Arriving at the 6th Siding
Mountain View Museum (Olds Historical Society)
In 1890, a rail handcart moved down a ribbon of steel, the Calgary and Edmonton Rail line that was under construction. Mr. David Shannon, the section foreman, looked around at the land as he pumped his cart to the 6th siding. He saw a sea of grass to the east, and grass quickly rising to dense forests and the snow-capped Rocky Mountains to the west. He decided that this was the place for his family to settle. He claimed squatters' rights, and then filed a $10 request for his quarter section under the 1872 Dominion Lands Act. He was the first to settle the land by the 6th siding, named Olds in 1891.
Irish-born railway man, David Shannon immigrated to Canada to construct the CPR from Montréal to the Golden Spike. His family claims many firsts: his wife was the first white woman, and his daughter the first white baby born, in the soon-to-be town of Olds. Shannon became the stationmaster and a homesteader. He and his sons later constructed homes in Olds that still stand today.
We chronicle, from 1890 to 1914, the trickle and then flood of homesteaders, job seekers, and businessmen that decided, like Shannon, to make their new life in and near Olds.
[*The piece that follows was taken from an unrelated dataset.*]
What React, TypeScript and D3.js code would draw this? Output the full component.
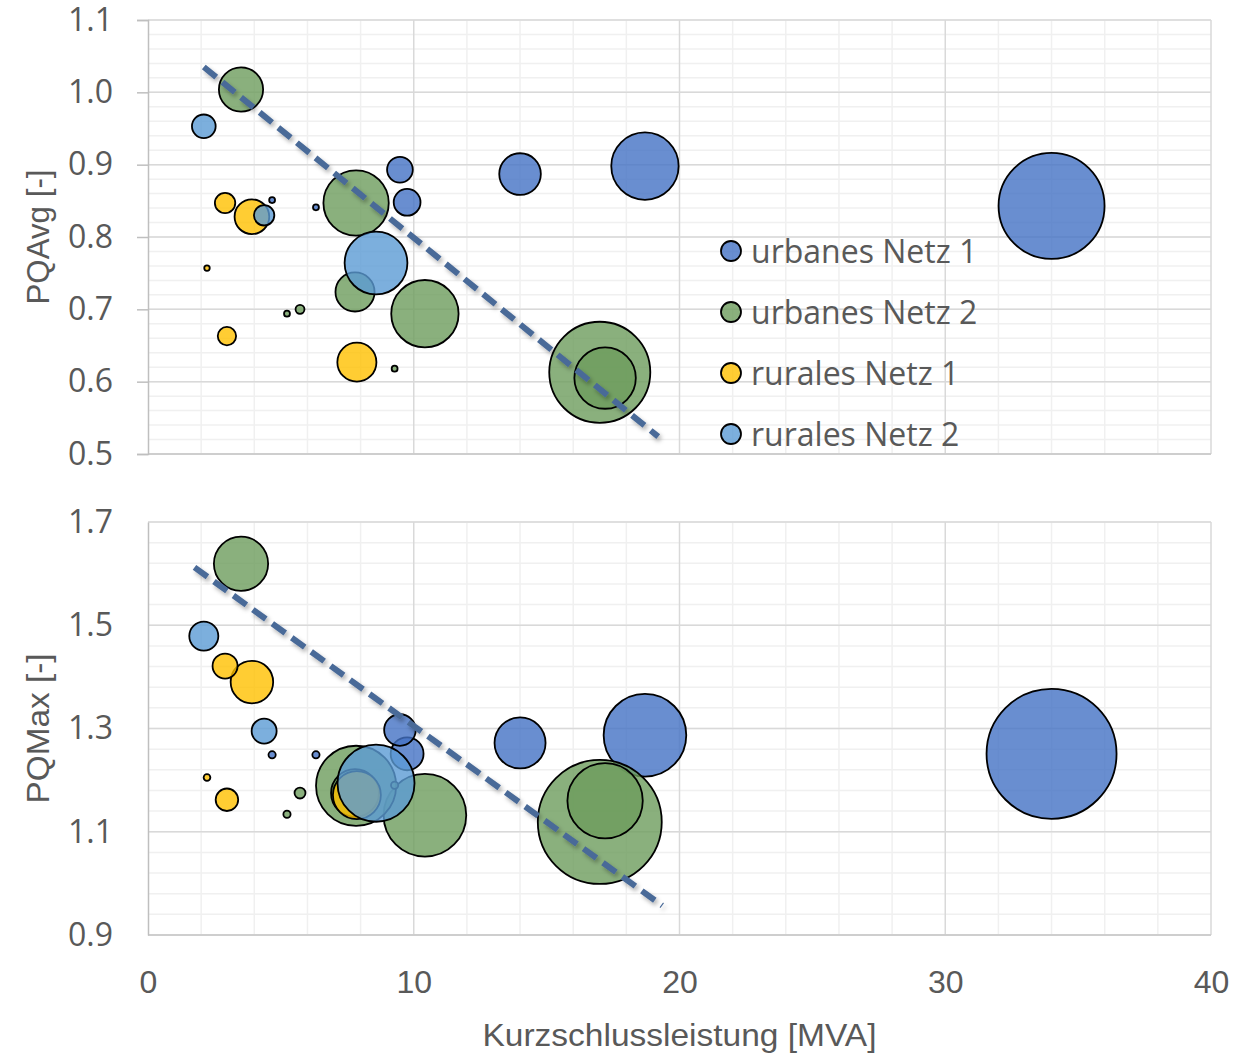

Sourcing books, records, diary entries, letters, images, family memories (written and oral), we look into these settlers' lives, their challenges, their leisure, their tools and technologies that helped them to successfully build Olds.
"In less than fifteen years, a little empty spot on the virgin prairie had been transformed to a vibrant centre of farming and lumbering, served by a progressive business community which now stood ready to assume the status of a town” [from The History of Olds and Area, published by History Committee–Town of Olds].